● **WHAT TO WORK ON**
Establish how many lines in the material include the string "this" and report it as a lone number.

● **RECORDS SUPPLIED**

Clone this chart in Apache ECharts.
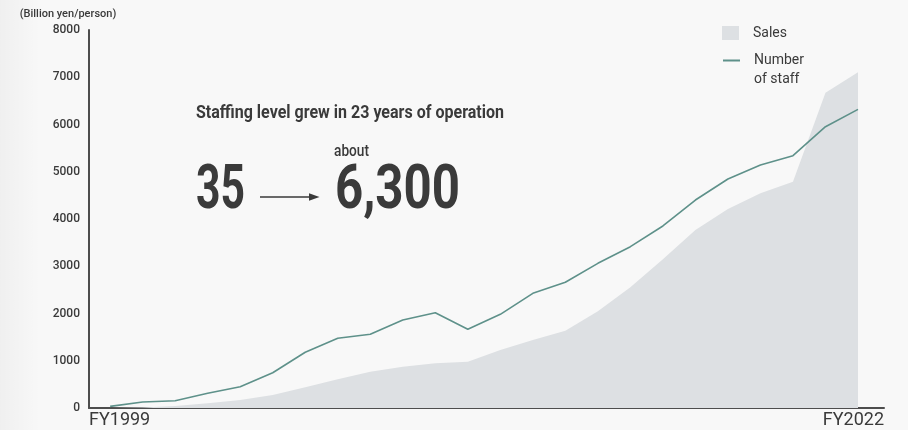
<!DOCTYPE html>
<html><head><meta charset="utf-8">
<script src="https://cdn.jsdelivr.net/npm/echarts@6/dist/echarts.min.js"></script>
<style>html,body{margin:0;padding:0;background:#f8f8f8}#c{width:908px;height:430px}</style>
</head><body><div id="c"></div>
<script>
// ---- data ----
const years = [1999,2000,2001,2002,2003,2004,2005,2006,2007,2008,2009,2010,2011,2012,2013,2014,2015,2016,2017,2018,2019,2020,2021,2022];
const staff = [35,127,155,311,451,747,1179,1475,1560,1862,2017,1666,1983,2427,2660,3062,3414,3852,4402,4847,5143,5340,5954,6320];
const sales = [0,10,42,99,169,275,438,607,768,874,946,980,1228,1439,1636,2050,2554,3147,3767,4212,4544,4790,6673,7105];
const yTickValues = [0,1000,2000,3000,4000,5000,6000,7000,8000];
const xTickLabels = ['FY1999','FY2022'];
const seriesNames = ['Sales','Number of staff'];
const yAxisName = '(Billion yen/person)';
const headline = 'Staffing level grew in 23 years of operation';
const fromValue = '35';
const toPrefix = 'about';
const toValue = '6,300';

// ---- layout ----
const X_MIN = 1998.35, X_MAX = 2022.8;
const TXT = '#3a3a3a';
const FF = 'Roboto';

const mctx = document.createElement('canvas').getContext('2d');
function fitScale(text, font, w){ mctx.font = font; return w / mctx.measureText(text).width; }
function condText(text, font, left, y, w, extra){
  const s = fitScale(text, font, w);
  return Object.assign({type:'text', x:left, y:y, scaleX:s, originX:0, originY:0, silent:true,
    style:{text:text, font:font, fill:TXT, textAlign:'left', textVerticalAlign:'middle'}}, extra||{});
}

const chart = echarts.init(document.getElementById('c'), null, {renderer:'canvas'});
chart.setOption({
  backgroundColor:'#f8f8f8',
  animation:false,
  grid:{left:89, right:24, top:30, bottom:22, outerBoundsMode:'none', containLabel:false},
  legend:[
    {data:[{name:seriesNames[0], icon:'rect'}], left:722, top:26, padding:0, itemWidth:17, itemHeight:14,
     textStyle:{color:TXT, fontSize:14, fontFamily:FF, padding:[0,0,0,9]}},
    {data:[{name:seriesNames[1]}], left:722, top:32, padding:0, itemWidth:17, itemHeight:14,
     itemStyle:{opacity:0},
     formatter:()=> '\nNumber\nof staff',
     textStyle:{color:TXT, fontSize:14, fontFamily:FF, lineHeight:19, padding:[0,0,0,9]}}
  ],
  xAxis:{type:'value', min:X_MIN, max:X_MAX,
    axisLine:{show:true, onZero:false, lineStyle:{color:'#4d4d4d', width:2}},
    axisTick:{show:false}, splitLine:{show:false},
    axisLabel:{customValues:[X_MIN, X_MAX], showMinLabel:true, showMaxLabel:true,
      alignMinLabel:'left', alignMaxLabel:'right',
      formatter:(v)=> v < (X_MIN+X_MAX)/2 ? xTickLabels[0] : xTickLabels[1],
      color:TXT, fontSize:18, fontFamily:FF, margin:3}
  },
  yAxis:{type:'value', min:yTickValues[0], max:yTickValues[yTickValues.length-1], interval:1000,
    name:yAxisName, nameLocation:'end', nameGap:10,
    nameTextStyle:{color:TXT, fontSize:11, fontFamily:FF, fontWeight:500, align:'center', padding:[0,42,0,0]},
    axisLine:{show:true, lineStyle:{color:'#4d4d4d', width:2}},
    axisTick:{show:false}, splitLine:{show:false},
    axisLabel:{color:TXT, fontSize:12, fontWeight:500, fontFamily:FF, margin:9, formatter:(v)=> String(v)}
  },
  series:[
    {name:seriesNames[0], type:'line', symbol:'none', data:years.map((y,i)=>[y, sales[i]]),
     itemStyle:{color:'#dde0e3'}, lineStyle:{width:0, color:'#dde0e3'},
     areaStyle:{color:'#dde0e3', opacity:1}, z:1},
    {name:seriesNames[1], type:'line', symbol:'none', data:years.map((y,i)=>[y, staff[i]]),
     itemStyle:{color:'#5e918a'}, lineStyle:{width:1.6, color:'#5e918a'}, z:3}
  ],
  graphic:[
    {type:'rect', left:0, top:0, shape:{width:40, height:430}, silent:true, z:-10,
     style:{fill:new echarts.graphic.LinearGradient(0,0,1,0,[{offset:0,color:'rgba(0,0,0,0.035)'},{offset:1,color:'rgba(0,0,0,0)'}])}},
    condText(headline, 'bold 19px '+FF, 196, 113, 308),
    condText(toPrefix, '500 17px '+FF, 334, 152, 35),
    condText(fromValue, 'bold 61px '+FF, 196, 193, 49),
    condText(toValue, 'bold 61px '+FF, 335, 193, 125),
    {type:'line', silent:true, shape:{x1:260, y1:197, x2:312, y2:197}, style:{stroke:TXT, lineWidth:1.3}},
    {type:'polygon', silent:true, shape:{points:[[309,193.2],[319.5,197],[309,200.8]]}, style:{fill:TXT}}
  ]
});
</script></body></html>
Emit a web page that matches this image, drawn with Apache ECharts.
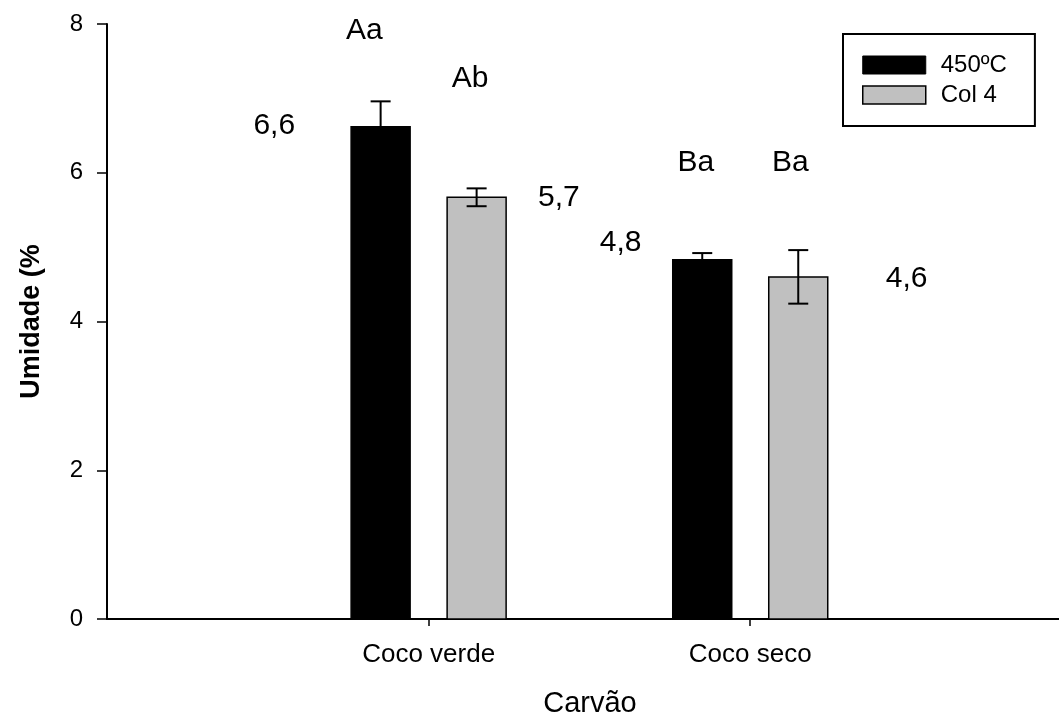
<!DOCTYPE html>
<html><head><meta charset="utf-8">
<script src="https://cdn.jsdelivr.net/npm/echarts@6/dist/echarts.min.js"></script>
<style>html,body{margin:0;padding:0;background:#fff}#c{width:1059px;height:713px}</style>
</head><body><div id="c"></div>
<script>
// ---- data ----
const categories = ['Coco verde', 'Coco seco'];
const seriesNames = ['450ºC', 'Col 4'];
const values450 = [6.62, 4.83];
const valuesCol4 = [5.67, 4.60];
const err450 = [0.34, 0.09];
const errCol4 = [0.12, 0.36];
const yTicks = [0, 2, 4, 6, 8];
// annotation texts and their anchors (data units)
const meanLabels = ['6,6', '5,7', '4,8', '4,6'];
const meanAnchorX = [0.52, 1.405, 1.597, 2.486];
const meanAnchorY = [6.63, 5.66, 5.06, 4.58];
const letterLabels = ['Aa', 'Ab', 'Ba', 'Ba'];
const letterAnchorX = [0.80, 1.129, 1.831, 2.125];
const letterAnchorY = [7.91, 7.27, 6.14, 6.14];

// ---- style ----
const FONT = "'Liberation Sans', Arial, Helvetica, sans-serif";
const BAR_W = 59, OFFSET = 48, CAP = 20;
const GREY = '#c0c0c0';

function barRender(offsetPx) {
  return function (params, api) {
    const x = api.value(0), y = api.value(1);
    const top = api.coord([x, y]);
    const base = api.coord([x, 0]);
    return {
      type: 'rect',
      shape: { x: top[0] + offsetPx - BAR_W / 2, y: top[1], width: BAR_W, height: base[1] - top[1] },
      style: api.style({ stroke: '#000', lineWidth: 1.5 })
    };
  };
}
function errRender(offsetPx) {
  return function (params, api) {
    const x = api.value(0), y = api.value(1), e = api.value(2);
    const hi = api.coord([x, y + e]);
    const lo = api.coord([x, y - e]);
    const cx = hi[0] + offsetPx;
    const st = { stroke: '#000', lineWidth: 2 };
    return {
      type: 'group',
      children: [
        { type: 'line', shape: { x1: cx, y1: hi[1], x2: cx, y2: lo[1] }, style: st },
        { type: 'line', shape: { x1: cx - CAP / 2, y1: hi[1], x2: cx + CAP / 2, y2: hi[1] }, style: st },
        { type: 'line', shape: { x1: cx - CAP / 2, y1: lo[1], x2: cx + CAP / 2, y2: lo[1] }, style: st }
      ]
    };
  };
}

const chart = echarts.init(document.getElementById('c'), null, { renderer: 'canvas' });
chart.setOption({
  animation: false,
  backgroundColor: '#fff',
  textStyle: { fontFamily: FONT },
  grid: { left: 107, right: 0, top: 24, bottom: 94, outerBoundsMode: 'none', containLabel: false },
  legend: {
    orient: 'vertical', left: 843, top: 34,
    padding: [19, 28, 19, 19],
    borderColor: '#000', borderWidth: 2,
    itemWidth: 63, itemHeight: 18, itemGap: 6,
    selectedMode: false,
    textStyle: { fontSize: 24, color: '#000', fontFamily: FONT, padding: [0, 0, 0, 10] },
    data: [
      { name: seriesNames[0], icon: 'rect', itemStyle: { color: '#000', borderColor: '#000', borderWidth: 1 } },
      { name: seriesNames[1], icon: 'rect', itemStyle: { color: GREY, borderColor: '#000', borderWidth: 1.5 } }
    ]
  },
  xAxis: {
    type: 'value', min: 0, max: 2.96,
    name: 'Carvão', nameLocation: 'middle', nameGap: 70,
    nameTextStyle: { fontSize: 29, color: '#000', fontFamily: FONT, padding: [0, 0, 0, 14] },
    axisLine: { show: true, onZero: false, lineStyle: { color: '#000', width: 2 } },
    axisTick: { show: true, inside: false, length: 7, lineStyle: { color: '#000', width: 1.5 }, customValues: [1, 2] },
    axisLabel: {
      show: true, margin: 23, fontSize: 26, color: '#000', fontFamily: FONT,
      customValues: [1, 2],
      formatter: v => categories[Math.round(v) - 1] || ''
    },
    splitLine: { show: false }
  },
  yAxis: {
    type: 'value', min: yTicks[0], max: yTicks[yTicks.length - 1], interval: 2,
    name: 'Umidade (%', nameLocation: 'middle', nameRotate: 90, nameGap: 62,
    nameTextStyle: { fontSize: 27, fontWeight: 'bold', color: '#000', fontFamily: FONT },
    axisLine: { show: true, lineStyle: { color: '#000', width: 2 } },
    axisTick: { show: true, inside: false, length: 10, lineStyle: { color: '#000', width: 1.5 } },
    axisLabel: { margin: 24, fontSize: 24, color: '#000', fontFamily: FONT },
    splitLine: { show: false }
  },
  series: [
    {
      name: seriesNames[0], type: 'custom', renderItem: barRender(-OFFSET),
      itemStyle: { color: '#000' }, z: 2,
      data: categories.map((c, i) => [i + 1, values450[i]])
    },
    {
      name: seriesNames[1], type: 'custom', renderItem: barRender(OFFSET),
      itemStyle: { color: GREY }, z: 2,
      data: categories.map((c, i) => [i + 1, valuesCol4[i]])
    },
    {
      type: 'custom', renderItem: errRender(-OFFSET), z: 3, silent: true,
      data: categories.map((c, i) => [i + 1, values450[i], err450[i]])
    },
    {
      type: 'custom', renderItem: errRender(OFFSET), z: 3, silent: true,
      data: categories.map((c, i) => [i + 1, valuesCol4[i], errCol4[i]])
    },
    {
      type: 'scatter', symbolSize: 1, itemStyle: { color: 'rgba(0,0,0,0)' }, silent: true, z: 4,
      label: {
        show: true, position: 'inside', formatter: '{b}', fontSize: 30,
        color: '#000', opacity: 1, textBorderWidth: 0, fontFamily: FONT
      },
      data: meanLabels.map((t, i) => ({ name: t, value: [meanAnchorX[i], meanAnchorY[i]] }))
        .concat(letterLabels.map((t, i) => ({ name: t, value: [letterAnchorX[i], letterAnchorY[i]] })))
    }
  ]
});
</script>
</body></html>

● **FINAL RESULT**
2